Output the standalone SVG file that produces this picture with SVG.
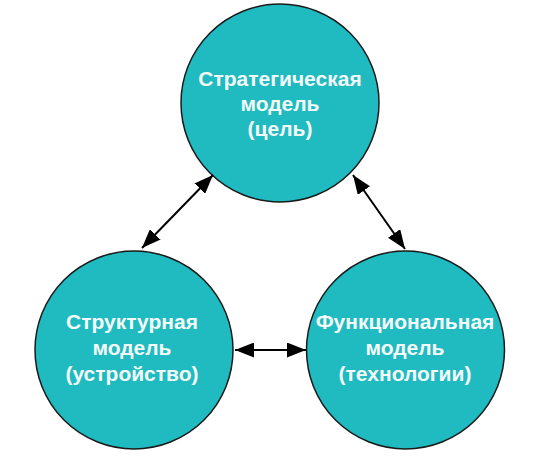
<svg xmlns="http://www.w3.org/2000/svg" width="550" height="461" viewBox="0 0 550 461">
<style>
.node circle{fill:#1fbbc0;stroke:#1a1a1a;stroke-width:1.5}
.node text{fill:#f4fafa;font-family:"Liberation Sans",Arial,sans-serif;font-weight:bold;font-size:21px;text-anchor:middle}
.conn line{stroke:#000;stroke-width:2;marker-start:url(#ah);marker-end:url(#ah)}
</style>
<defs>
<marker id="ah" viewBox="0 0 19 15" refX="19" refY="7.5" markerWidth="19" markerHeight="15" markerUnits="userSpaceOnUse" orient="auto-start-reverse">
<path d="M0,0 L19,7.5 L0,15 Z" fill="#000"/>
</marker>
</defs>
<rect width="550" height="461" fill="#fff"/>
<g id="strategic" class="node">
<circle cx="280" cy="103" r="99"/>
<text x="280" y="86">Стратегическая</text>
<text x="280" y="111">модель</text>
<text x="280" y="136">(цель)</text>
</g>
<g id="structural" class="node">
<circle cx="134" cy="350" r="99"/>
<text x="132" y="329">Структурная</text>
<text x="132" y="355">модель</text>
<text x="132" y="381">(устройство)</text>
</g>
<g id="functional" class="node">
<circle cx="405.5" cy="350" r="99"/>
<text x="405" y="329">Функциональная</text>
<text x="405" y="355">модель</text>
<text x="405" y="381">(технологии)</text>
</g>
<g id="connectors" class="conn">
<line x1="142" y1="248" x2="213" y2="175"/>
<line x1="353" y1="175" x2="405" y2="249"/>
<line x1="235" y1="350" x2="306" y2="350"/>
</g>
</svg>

########

* _AIM_:
Copy the material exactly. Do not include the pictures.

* _SOLUTION FOR THIS EXERCISE_:
Output the standalone SVG file that produces this picture with SVG.
<svg xmlns="http://www.w3.org/2000/svg" width="550" height="461" viewBox="0 0 550 461">
<style>
.node circle{fill:#1fbbc0;stroke:#1a1a1a;stroke-width:1.5}
.node text{fill:#f4fafa;font-family:"Liberation Sans",Arial,sans-serif;font-weight:bold;font-size:21px;text-anchor:middle}
.conn line{stroke:#000;stroke-width:2;marker-start:url(#ah);marker-end:url(#ah)}
</style>
<defs>
<marker id="ah" viewBox="0 0 19 15" refX="19" refY="7.5" markerWidth="19" markerHeight="15" markerUnits="userSpaceOnUse" orient="auto-start-reverse">
<path d="M0,0 L19,7.5 L0,15 Z" fill="#000"/>
</marker>
</defs>
<rect width="550" height="461" fill="#fff"/>
<g id="strategic" class="node">
<circle cx="280" cy="103" r="99"/>
<text x="280" y="86">Стратегическая</text>
<text x="280" y="111">модель</text>
<text x="280" y="136">(цель)</text>
</g>
<g id="structural" class="node">
<circle cx="134" cy="350" r="99"/>
<text x="132" y="329">Структурная</text>
<text x="132" y="355">модель</text>
<text x="132" y="381">(устройство)</text>
</g>
<g id="functional" class="node">
<circle cx="405.5" cy="350" r="99"/>
<text x="405" y="329">Функциональная</text>
<text x="405" y="355">модель</text>
<text x="405" y="381">(технологии)</text>
</g>
<g id="connectors" class="conn">
<line x1="142" y1="248" x2="213" y2="175"/>
<line x1="353" y1="175" x2="405" y2="249"/>
<line x1="235" y1="350" x2="306" y2="350"/>
</g>
</svg>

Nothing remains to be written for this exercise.